Topic awaiting preservation: Web scrape project |
|
---|---|
Author | Thread |
Maniac (V) Mad Scientist From: Jacks raging bile duct.... |
posted 07-05-2006 17:40
I have searched through the Asylum for web scrape related topics and have found a few threads on WGET. I am looking however for ideas on how to convert simple table data (ie sports scores) into queryable xml or mysql db data. I have tried preg_replace and adding IDs to TDs but it is very difficult to add the correct ID to a particular TD in order to differentiate between say first quarter scores and second quarter scores when the reg ex would have to know what column it is in in order to assign the correct ID. Basically without IDs it's very tough to format the TD IDs correctly. Has anyone else had success doing this?
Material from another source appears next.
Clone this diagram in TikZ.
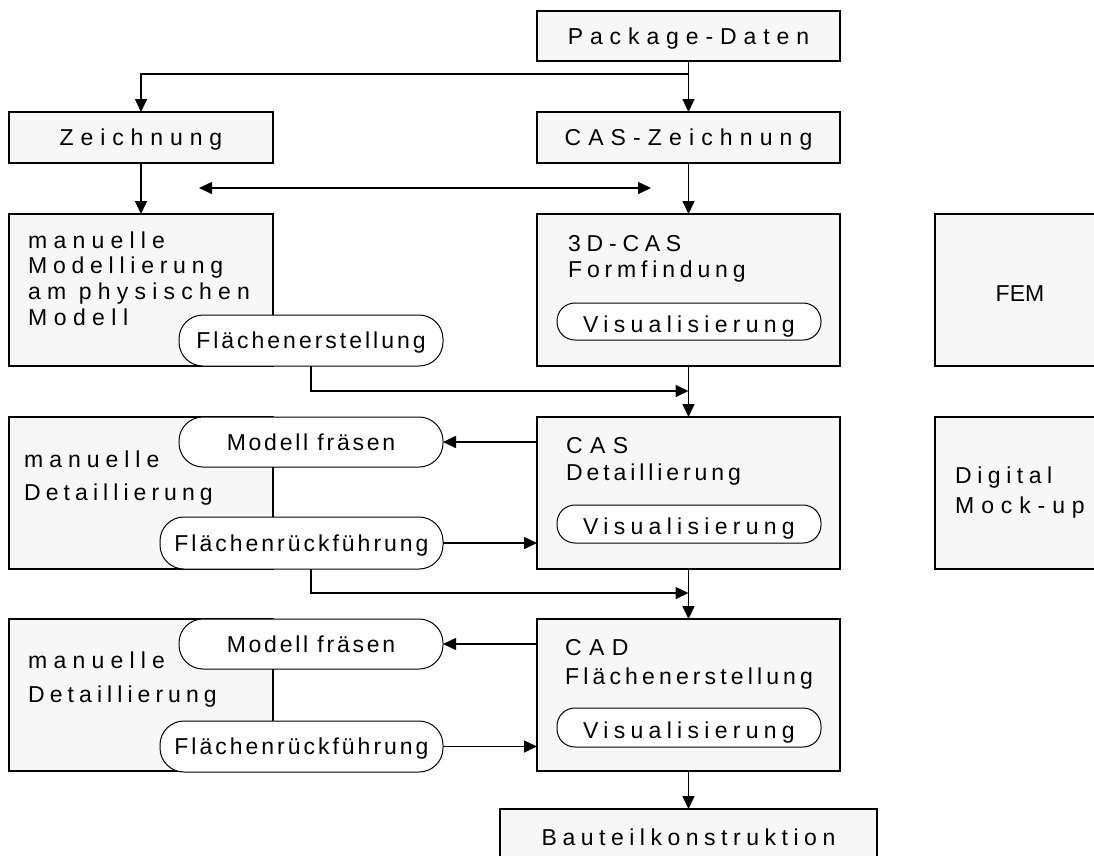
\documentclass[tikz,border=0pt]{standalone}
\usepackage{fontspec}
\setmainfont{Liberation Sans}
\usetikzlibrary{arrows.meta}
\definecolor{boxfill}{RGB}{247,247,247}
\newcommand\lspc[2]{{\addfontfeatures{LetterSpace=#1}#2}}
\begin{document}
\begin{tikzpicture}[x=1pt,y=-1pt,
  box/.style={draw, line width=2pt, fill=boxfill, inner sep=0pt, outer sep=0pt, anchor=north west},
  fnt/.style={font=\fontsize{23}{27}\selectfont},
  pill/.style={draw, line width=1pt, fill=white, inner sep=0pt, outer sep=0pt, rounded corners=24pt,
    anchor=north west, fnt, text height=16.5pt, text depth=0pt},
  vispill/.style={pill, rounded corners=18pt, text height=21.5pt},
  single/.style={box, fnt, text height=16.5pt, text depth=0pt},
  txt/.style={anchor=base west, inner sep=0pt, fnt},
  arr/.style={line width=1.6pt, -{Triangle[length=13pt,width=12pt]}},
  dbl/.style={line width=1.6pt, {Triangle[length=13pt,width=12pt]}-{Triangle[length=13pt,width=12pt]}}
]
\useasboundingbox (0,0) rectangle (1094,855);
\clip (0,0) rectangle (1094,855);

% single-line boxes
\node[single, minimum width=303pt, minimum height=50pt] (pkg) at (537,11) {\lspc{30}{Package-Daten}};
\node[single, minimum width=264pt, minimum height=51pt] (zeich) at (9,112) {\lspc{30}{Zeichnung}};
\node[single, minimum width=303pt, minimum height=51pt] (casz) at (537,112) {\lspc{31}{CAS-Zeichnung}};
\node[single, minimum width=377pt, minimum height=57pt] (baut) at (500,809) {\lspc{24}{Bauteilkonstruktion}};

% large boxes
\node[box, minimum width=264pt, minimum height=152pt] (mm) at (9,214) {};
\node[box, minimum width=303pt, minimum height=152pt] (cas3d) at (537,214) {};
\node[box, minimum width=175pt, minimum height=152pt] (fem) at (935,214) {};
\node[box, minimum width=264pt, minimum height=152pt] (md1) at (9,417) {};
\node[box, minimum width=303pt, minimum height=152pt] (casd) at (537,417) {};
\node[box, minimum width=175pt, minimum height=152pt] (dmu) at (935,417) {};
\node[box, minimum width=264pt, minimum height=152pt] (md2) at (9,619) {};
\node[box, minimum width=303pt, minimum height=152pt] (cadf) at (537,619) {};

% box texts
\node[txt] (mmt) at (28,248) {\vtop{\baselineskip=25.7pt
  \hbox{\lspc{27}{manuelle}}\hbox{\lspc{25}{Modellierung}}\hbox{\lspc{27}{am physischen}}\hbox{\lspc{28}{Modell}}}};
\node[txt] (cas3dt) at (568,251) {\vtop{\baselineskip=26pt
  \hbox{\lspc{25}{3D-CAS}}\hbox{\lspc{21}{Formfindung}}}};
\node[anchor=base, inner sep=0pt, fnt] (femt) at (1020,301.7) {FEM};
\node[txt] (md1t) at (24,467) {\vtop{\baselineskip=33pt
  \hbox{\lspc{26}{manuelle}}\hbox{\lspc{22}{Detaillierung}}}};
\node[txt] (casdt) at (566,453) {\vtop{\baselineskip=27pt
  \hbox{\lspc{32}{CAS}}\hbox{\lspc{17}{Detaillierung}}}};
\node[txt] (dmut) at (955,483) {\vtop{\baselineskip=30.5pt
  \hbox{\lspc{24}{Digital}}\hbox{\lspc{30}{Mock-up}}}};
\node[txt] (md2t) at (28,668) {\vtop{\baselineskip=34pt
  \hbox{\lspc{27}{manuelle}}\hbox{\lspc{22}{Detaillierung}}}};
\node[txt] (cadft) at (565,655) {\vtop{\baselineskip=29pt
  \hbox{\lspc{32}{CAD}}\hbox{\lspc{18}{Flächenerstellung}}}};

% pills
\node[pill, minimum width=264pt, minimum height=51pt] (fl1) at (179,315) {\lspc{13}{Flächenerstellung}};
\node[vispill, minimum width=264pt, minimum height=37pt] (vis1) at (557,303) {\lspc{23}{Visualisierung}};
\node[pill, minimum width=264pt, minimum height=50pt] (mf1) at (179,417) {\lspc{12}{Modell fräsen}};
\node[pill, minimum width=283pt, minimum height=52pt] (fr1) at (160,517) {\lspc{13}{Flächenrückführung}};
\node[vispill, minimum width=264pt, minimum height=38pt] (vis2) at (557,505) {\lspc{23}{Visualisierung}};
\node[pill, minimum width=264pt, minimum height=50pt] (mf2) at (179,619) {\lspc{12}{Modell fräsen}};
\node[pill, minimum width=283pt, minimum height=51pt] (fr2) at (160,721) {\lspc{13}{Flächenrückführung}};
\node[vispill, minimum width=264pt, minimum height=39pt] (vis3) at (557,708) {\lspc{23}{Visualisierung}};

% connectors
\coordinate (split) at (688.5,74);
\draw[arr] (pkg.south) -- (casz.north);
\draw[arr] (split) -| (zeich.north);
\draw[arr] (zeich.south) -- (mm.north);
\coordinate (dl) at (199,188);
\coordinate (dr) at (651,188);
\draw[dbl] (dl) -- (dr);
\draw[arr] (casz.south) -- (cas3d.north);

\coordinate (j1) at (688.5,391);
\draw[arr] (fl1.south) |- (j1);
\draw[arr] (cas3d.south) -- (casd.north);

\draw[arr] (mf1.east -| casd.west) -- (mf1.east);
\draw[arr] (fr1.east) -- (fr1.east -| casd.west);
\coordinate (j2) at (688.5,593);
\draw[arr] (fl1.south |- fr1.south) |- (j2);
\draw[arr] (casd.south) -- (cadf.north);

\draw[arr] (mf2.east -| cadf.west) -- (mf2.east);
\draw[arr] (fr2.east) -- (fr2.east -| cadf.west);
\draw[arr] (cadf.south) -- (baut.north);
\end{tikzpicture}
\end{document}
If so I would be interested in knowing your methodology. Thanks in advance for any helpful posts! |
Paranoid (IV) Inmate From: Norway |
posted 07-05-2006 23:35
Are you sure you can't use an HTML parser ? read, do some of the work on client side. When I have to scrape something, I usually create a dummy DIV tag that I don't place in the current Document tree, and sets its innerHTML to the content of the page I want to scrape. That way the HTML parser of the browser takes care of invalid markup and create a correct DOM tree. Then I can easily use DOM methods / XPath / String methods on the cleaned innerHTML / whatever to scrape the content I need. |